Despite unemployment edging up to 4.3%, GDP growth in Q2 and GDPNow forecasts for Q3 remain strong while NGDP continues to grow above trend running the risk of continued excess inflation despite the 5 year implied inflation rate by TIPS finally dropping below 2%.

Although market forecasts of inflation remain useful, they do not give enough actionable information on what the Fed should do to remain consistent with the dual mandate leading to excess debate from people who would otherwise defer to the efficient market hypothesis.

Fixing Treasury Inflation Protected Securities

Current TIPS do not fully reflect expectations of inflation. In the short term, the lower liquidity of the asset leads to increase yields as compensation, understating inflation. In the long term however, the inflation hedge lowers yields as it reduces interest rate risk for the holder, overstating inflation.

TIPS work through an auction system where institutions cast bids at particular interest rates. Every 6 months, interest is applied to the principal and the principal gets adjusted upwards and downwards as CPI-U moves upwards and downwards. They are sold with 5, 10 and 30 year maturities.

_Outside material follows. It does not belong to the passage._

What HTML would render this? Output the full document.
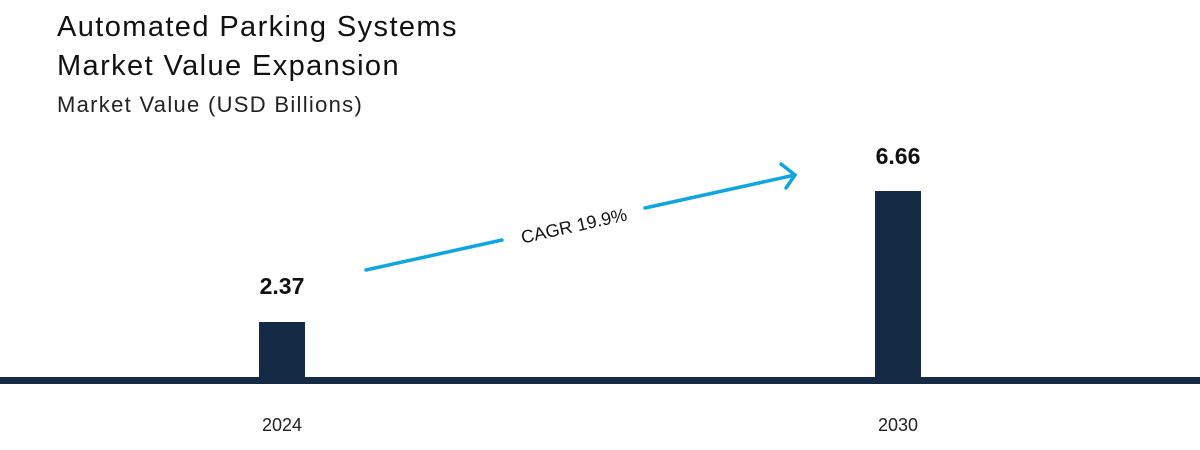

The Treasury should begin selling anti-TIPS, TIES(Treasury Inflation Exposed Securities) which calculate whatever dollar premium would go to the equivalent TIPS and subtracts it. TIES will increase interest rate risk for the holder increasing the coupon rate over the long term and thus they will err towards higher inflation, similar to TIPS. However, in the short term their illiquidity will affect the coupon rate in the same direction, and thus the two biases can cancel each other out if you compare market yield between TIPS and TIES rather than TIPS and regular treasuries.

As TIPS and TIES have opposite reactions to inflation, owning one of each is equivalent to owning 2 treasuries of the same maturity. As such, the Treasury should allow free conversion between the two types of assets similar to how Authorized Participants can interact with ETFs.

These changes will increase liquidity, allow for more accurate short term predictions of inflation and allow for easier bets on inflation going down without the need to short TIPS or TIPS ETFs which carry a cost.